When Warby Parker launched in 2010, they weren’t just selling $95 eyeglasses. They were challenging a monopolized industry, reimagining the customer experience, and — most importantly — mobilizing a community.


In Strategic Social Media: From Marketing to Social Change by L. Meghan Mahoney and Tang Tang,'s Warby Parker Case Study highlights their direct-to-consumer pricing and industry disruption, the real lesson from a social media marketing perspective is how they transformed communication from one-way advertising into interactive engagement — and that’s a strategy every modern brand can learn from.


From Broadcast Messaging to Transactional Communication


How is Warby Parker using social media to promote transactional communication with customers rather than relying on traditional linear advertising?


Traditional eyewear marketing followed this predictable path:

Brand → Advertisement → Consumer → Purchase. It was one-directional.


Warby Parker flipped this model. Instead of broadcasting polished campaigns, they created experiences that customers naturally wanted to share.


The Home Try-On program is a prime example:


  • Customers selected five frames online

  • Received them at home

  • Had five days to test them


But the brilliance wasn’t just convenience. It was behavioral design. Customers shared try-on photos, polled friends on social media, and invited opinions from their networks.
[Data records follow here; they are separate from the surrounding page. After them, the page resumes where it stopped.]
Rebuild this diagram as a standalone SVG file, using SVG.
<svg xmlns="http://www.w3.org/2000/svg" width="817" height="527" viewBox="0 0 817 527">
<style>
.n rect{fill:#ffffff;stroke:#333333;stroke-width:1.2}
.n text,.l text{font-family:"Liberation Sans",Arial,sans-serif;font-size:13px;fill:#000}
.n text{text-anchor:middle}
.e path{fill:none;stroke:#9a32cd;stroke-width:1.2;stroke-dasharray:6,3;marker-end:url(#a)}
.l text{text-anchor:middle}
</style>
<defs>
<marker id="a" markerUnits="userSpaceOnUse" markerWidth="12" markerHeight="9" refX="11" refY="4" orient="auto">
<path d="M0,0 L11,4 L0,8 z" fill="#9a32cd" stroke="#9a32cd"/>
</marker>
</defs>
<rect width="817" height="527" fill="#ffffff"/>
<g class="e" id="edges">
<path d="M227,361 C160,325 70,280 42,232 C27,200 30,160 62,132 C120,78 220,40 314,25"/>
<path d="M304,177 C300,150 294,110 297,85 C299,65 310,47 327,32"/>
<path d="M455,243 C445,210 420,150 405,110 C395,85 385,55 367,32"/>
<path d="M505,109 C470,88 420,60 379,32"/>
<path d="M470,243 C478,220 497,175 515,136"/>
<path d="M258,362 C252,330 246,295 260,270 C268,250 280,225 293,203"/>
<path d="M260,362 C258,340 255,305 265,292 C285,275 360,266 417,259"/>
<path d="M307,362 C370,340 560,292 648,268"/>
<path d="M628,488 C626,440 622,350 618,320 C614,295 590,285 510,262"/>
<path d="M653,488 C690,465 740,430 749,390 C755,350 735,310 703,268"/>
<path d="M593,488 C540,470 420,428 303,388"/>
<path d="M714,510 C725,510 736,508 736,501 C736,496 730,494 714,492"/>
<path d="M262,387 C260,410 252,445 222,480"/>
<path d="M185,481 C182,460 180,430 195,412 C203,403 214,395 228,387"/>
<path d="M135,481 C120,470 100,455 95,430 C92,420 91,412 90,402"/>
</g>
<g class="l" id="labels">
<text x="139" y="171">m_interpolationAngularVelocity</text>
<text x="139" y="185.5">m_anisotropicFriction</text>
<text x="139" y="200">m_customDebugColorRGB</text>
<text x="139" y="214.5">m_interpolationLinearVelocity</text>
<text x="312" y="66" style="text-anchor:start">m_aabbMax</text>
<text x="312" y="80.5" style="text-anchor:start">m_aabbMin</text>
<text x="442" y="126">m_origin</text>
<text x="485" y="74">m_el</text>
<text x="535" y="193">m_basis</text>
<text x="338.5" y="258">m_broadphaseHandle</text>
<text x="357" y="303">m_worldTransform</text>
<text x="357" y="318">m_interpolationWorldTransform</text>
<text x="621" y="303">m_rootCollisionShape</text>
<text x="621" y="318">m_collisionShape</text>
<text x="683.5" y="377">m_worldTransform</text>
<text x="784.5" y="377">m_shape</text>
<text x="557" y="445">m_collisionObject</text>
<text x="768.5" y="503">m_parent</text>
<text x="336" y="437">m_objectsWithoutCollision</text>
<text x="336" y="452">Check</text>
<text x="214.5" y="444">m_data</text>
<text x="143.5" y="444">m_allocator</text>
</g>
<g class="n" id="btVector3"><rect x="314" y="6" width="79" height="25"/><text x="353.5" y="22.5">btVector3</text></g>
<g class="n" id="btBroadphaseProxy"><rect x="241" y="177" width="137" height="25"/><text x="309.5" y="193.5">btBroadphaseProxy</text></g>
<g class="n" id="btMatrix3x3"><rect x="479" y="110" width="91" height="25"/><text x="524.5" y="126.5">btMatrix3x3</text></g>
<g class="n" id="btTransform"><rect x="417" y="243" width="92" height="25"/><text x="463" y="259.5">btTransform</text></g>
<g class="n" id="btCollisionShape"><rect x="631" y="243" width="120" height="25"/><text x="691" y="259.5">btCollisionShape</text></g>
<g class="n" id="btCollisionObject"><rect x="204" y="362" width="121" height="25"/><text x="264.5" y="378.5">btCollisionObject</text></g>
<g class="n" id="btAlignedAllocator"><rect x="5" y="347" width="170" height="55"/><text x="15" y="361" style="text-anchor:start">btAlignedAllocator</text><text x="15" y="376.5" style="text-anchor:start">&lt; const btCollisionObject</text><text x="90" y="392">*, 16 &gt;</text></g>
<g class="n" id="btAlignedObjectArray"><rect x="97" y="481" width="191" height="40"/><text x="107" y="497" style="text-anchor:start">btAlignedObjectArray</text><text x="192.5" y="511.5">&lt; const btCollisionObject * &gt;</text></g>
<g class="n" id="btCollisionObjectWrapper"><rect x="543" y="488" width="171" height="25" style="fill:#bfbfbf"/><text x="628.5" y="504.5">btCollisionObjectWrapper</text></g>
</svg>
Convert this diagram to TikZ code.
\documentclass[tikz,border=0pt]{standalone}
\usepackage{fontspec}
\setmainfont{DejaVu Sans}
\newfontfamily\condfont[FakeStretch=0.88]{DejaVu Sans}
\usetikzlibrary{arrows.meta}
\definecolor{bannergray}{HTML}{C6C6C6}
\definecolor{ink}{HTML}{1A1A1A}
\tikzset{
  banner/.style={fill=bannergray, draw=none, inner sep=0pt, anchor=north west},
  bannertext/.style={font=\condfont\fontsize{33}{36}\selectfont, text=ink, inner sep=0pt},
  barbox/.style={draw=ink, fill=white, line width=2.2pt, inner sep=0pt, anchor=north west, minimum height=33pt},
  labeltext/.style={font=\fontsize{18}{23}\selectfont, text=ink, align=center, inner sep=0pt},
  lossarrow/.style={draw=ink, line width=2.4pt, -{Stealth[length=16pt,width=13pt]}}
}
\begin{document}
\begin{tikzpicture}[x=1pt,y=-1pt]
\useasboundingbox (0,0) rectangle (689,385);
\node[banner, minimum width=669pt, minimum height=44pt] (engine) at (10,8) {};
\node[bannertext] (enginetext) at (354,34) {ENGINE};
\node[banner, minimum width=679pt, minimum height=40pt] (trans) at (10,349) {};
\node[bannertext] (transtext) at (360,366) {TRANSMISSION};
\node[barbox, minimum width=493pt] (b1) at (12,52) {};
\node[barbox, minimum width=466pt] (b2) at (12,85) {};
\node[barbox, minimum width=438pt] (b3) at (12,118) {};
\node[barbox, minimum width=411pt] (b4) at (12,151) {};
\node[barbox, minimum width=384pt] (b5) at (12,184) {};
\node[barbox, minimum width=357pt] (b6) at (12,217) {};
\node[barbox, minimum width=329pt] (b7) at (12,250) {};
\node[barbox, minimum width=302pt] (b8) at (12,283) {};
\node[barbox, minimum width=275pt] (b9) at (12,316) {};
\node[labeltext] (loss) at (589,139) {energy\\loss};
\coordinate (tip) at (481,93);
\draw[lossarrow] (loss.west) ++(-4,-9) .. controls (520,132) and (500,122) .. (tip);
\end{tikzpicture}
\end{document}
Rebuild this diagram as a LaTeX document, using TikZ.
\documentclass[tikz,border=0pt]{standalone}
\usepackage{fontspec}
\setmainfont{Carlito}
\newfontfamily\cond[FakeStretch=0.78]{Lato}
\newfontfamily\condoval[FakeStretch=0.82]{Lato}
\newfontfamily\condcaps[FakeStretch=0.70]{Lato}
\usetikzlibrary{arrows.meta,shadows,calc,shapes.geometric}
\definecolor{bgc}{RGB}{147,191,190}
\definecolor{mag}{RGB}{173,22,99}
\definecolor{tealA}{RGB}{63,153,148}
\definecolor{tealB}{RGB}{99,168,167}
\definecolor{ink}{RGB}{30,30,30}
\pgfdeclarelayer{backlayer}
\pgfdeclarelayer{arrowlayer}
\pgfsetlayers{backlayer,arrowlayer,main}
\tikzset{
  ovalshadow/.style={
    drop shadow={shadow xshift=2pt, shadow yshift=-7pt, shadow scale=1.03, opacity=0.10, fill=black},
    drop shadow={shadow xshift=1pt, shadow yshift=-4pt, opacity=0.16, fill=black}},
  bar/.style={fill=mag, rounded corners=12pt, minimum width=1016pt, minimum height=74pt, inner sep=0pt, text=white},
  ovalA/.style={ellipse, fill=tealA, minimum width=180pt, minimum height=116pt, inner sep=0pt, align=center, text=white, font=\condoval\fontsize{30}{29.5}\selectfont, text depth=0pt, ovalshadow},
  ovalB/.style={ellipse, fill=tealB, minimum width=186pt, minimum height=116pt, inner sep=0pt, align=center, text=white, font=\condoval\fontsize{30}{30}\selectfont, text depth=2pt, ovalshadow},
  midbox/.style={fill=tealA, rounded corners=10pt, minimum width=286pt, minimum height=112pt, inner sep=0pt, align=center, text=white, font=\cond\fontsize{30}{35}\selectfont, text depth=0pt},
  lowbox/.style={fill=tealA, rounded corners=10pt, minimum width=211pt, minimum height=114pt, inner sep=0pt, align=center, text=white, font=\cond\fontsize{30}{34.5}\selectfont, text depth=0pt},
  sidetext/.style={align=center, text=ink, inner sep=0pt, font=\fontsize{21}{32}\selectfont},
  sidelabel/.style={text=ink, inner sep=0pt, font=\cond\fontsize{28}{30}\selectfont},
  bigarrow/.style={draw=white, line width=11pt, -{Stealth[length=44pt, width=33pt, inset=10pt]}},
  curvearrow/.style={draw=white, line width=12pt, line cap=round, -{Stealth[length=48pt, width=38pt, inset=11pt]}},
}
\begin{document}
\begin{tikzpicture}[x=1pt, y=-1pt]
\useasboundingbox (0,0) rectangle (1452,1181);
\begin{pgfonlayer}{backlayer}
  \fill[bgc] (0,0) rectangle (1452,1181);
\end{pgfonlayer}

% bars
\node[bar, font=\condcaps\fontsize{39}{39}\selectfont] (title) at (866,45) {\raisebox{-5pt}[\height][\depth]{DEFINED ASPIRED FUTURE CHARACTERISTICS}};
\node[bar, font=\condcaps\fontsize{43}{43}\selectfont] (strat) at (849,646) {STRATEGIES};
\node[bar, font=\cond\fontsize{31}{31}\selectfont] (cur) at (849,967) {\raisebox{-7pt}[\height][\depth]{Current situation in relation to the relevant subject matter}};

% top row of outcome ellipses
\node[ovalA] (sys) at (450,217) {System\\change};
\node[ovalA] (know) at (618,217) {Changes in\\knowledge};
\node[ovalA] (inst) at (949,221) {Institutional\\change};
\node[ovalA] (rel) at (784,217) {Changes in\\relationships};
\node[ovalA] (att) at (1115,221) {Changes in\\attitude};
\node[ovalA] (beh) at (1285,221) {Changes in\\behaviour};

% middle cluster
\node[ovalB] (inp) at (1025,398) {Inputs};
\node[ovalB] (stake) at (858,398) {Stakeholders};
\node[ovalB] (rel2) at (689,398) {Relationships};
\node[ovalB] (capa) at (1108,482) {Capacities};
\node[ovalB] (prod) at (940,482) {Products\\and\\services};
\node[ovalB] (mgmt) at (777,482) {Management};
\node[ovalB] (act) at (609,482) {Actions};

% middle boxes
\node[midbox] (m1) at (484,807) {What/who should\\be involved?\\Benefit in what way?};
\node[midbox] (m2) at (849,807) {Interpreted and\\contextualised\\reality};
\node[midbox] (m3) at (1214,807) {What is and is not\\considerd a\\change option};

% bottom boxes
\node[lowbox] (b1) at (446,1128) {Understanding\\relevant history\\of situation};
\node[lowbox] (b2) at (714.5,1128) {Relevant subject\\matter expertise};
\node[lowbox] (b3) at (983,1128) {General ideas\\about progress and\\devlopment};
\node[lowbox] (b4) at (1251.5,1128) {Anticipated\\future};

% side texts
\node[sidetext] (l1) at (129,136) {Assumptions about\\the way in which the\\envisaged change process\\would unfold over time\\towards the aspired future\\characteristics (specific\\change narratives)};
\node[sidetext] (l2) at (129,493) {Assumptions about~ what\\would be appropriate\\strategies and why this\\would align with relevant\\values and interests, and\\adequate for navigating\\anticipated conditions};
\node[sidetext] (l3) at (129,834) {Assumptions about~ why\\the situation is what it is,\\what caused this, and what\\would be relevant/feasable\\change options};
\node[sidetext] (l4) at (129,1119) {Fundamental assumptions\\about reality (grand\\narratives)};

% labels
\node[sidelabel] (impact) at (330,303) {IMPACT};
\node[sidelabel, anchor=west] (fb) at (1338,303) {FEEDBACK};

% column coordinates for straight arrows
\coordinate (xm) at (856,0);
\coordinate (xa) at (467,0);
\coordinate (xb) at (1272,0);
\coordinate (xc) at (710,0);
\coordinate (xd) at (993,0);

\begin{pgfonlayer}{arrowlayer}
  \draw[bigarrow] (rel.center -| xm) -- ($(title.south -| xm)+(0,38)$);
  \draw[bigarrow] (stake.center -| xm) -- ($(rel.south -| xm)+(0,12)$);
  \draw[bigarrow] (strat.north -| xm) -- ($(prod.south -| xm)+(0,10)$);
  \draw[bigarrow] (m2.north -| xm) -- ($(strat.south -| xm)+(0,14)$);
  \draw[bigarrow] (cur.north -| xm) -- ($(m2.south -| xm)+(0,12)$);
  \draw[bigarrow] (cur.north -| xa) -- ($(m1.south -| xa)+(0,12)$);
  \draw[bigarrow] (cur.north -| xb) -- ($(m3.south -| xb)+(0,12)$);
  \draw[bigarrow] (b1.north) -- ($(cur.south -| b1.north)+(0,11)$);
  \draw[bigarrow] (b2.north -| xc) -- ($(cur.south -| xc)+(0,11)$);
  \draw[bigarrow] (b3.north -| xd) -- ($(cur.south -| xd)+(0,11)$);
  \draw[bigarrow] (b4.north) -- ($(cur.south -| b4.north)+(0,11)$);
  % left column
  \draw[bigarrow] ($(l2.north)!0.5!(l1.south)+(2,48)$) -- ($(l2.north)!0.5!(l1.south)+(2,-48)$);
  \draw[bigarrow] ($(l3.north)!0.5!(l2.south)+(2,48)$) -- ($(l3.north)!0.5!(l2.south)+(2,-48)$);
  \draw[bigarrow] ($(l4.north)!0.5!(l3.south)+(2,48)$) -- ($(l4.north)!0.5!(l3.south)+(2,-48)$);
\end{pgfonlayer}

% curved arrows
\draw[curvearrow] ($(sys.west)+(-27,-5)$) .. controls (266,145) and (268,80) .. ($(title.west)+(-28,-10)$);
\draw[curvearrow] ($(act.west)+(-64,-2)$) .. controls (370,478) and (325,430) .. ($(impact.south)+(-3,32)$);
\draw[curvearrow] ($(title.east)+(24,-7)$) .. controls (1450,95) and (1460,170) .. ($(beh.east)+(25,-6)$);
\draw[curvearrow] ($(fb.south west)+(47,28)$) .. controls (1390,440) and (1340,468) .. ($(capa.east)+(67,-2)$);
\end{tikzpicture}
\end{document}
Marketing became a conversation: Brand ↔ Customer ↔ Community



That’s transactional communication in action — multi-directional and participatory.


The Role of User-Generated Content (UGC)


UGC wasn’t a tactic added on after launch, it was embedded in the customer experience. The Home Try-On naturally produced selfies, Instagram polls, and Facebook posts. Before influencer marketing was formalized, customers were already acting as micro-advocates.


From a social media marketing perspective, UGC provides three critical advantages:


  1. Social Proof — peers’ posts validate purchase decisions

  2. Risk Reduction — friends’ feedback alleviates uncertainty

  3. Organic Reach — each post introduces the brand to new networks


Warby Parker turned its customers into a participatory marketing engine. This is community-driven growth in its purest form.


Reducing Cognitive Dissonance in Brand Switching


Switching eyeglass brands can feel risky. Consumers wonder:


  • Will they fit?

  • Is cheaper lower quality?

  • Can I trust an online company?


Warby Parker’s social strategy reduces this cognitive dissonance in three ways:


1. Peer Validation

Public try-on photos and social feedback normalize the decision.


2. Friction Removal

Receiving multiple frames at home lets consumers experiment comfortably without pressure.


3. Shareable, Purpose-Driven Narrative

Their “Buy a Pair, Give a Pair” initiative reframes purchases as socially impactful.




Now, customers don’t just switch brands — they share a story:


“I found a brand that’s ethical, convenient, and community-driven.”

Social consciousness amplifies word-of-mouth and gives content a narrative customers want to post.


Community as a Growth Engine


Warby Parker’s strategy shows that growth doesn’t come from impressions alone — it comes from mobilization. By embedding participation, feedback loops, and identity-driven storytelling into the purchase process, they transformed customers from buyers into co-creators of brand experience.




Key social media marketing takeaways:


  • Build experiences that invite participation

  • Reduce friction with convenience and validation

  • Embed narratives people want to share

  • Turn transactions into community-driven moments


Why This Matters for Modern Brands


Disruption isn’t only about pricing or distribution. Warby Parker made a traditionally private purchase socially collaborative.


For brands today, this lesson is clear: community and participation are not optional. They are engines for sustainable growth.


Whether launching a new DTC product or activating an online audience, creating shareable, socially conscious experiences is what sets modern brands apart.


If your product launched tomorrow, would customers naturally share it? If not , what friction or narrative are you missing?

1 Comment


Your breakdown of transactional communication versus broadcast messaging makes the strategy feel actionable for modern brands. The way you connected UGC, cognitive dissonance reduction, and purpose-driven storytelling clearly shows how participation not just promotion, became Warby Parkers real growth engine.